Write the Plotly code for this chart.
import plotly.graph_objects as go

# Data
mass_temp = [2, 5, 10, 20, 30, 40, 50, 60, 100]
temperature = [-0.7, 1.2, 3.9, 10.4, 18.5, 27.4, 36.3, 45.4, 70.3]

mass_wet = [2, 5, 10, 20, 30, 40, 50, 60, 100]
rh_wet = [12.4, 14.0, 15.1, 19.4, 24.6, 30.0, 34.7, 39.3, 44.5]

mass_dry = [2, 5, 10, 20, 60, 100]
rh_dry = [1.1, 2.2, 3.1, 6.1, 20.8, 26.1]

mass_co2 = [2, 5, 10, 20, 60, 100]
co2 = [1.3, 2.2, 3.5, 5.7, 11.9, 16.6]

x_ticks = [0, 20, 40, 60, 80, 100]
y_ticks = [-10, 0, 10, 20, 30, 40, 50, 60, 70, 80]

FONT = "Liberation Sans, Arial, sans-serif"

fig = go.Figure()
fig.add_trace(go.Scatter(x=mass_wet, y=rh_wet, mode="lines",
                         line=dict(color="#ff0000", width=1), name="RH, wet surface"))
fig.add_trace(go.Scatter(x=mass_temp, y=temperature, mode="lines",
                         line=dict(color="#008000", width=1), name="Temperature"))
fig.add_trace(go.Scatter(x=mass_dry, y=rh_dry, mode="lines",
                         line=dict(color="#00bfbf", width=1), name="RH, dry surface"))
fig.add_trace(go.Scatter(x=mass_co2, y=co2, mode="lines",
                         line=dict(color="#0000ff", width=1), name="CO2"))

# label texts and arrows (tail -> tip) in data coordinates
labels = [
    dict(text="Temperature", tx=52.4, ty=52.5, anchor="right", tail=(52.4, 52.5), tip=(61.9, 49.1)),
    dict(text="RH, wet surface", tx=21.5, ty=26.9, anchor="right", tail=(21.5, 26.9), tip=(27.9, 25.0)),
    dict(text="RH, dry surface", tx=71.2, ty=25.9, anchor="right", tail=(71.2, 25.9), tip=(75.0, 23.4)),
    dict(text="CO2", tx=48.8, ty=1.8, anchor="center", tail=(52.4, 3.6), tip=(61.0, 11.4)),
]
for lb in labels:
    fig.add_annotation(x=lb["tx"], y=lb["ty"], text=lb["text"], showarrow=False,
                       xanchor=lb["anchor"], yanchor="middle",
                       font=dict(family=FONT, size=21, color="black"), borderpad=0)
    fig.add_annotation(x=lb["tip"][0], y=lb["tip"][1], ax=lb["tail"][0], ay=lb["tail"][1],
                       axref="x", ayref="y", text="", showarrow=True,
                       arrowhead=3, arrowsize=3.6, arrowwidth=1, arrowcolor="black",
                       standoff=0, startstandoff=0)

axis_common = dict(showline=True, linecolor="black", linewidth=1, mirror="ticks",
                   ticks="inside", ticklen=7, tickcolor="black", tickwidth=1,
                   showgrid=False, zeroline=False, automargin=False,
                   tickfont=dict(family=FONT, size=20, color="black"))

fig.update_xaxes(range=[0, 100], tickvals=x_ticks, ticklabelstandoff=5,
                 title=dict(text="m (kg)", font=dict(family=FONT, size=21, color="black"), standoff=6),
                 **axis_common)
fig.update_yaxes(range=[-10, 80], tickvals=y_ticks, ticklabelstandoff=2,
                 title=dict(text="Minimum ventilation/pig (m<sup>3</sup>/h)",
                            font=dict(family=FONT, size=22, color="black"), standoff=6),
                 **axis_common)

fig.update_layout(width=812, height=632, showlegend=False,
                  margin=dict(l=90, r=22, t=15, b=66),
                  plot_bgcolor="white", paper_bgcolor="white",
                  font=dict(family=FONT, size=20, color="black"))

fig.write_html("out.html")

● ● ● ●

## Task objective
Word for word, write out the data.

## Exercise solution
Write the Plotly code for this chart.
import plotly.graph_objects as go

# Data
mass_temp = [2, 5, 10, 20, 30, 40, 50, 60, 100]
temperature = [-0.7, 1.2, 3.9, 10.4, 18.5, 27.4, 36.3, 45.4, 70.3]

mass_wet = [2, 5, 10, 20, 30, 40, 50, 60, 100]
rh_wet = [12.4, 14.0, 15.1, 19.4, 24.6, 30.0, 34.7, 39.3, 44.5]

mass_dry = [2, 5, 10, 20, 60, 100]
rh_dry = [1.1, 2.2, 3.1, 6.1, 20.8, 26.1]

mass_co2 = [2, 5, 10, 20, 60, 100]
co2 = [1.3, 2.2, 3.5, 5.7, 11.9, 16.6]

x_ticks = [0, 20, 40, 60, 80, 100]
y_ticks = [-10, 0, 10, 20, 30, 40, 50, 60, 70, 80]

FONT = "Liberation Sans, Arial, sans-serif"

fig = go.Figure()
fig.add_trace(go.Scatter(x=mass_wet, y=rh_wet, mode="lines",
                         line=dict(color="#ff0000", width=1), name="RH, wet surface"))
fig.add_trace(go.Scatter(x=mass_temp, y=temperature, mode="lines",
                         line=dict(color="#008000", width=1), name="Temperature"))
fig.add_trace(go.Scatter(x=mass_dry, y=rh_dry, mode="lines",
                         line=dict(color="#00bfbf", width=1), name="RH, dry surface"))
fig.add_trace(go.Scatter(x=mass_co2, y=co2, mode="lines",
                         line=dict(color="#0000ff", width=1), name="CO2"))

# label texts and arrows (tail -> tip) in data coordinates
labels = [
    dict(text="Temperature", tx=52.4, ty=52.5, anchor="right", tail=(52.4, 52.5), tip=(61.9, 49.1)),
    dict(text="RH, wet surface", tx=21.5, ty=26.9, anchor="right", tail=(21.5, 26.9), tip=(27.9, 25.0)),
    dict(text="RH, dry surface", tx=71.2, ty=25.9, anchor="right", tail=(71.2, 25.9), tip=(75.0, 23.4)),
    dict(text="CO2", tx=48.8, ty=1.8, anchor="center", tail=(52.4, 3.6), tip=(61.0, 11.4)),
]
for lb in labels:
    fig.add_annotation(x=lb["tx"], y=lb["ty"], text=lb["text"], showarrow=False,
                       xanchor=lb["anchor"], yanchor="middle",
                       font=dict(family=FONT, size=21, color="black"), borderpad=0)
    fig.add_annotation(x=lb["tip"][0], y=lb["tip"][1], ax=lb["tail"][0], ay=lb["tail"][1],
                       axref="x", ayref="y", text="", showarrow=True,
                       arrowhead=3, arrowsize=3.6, arrowwidth=1, arrowcolor="black",
                       standoff=0, startstandoff=0)

axis_common = dict(showline=True, linecolor="black", linewidth=1, mirror="ticks",
                   ticks="inside", ticklen=7, tickcolor="black", tickwidth=1,
                   showgrid=False, zeroline=False, automargin=False,
                   tickfont=dict(family=FONT, size=20, color="black"))

fig.update_xaxes(range=[0, 100], tickvals=x_ticks, ticklabelstandoff=5,
                 title=dict(text="m (kg)", font=dict(family=FONT, size=21, color="black"), standoff=6),
                 **axis_common)
fig.update_yaxes(range=[-10, 80], tickvals=y_ticks, ticklabelstandoff=2,
                 title=dict(text="Minimum ventilation/pig (m<sup>3</sup>/h)",
                            font=dict(family=FONT, size=22, color="black"), standoff=6),
                 **axis_common)

fig.update_layout(width=812, height=632, showlegend=False,
                  margin=dict(l=90, r=22, t=15, b=66),
                  plot_bgcolor="white", paper_bgcolor="white",
                  font=dict(family=FONT, size=20, color="black"))

fig.write_html("out.html")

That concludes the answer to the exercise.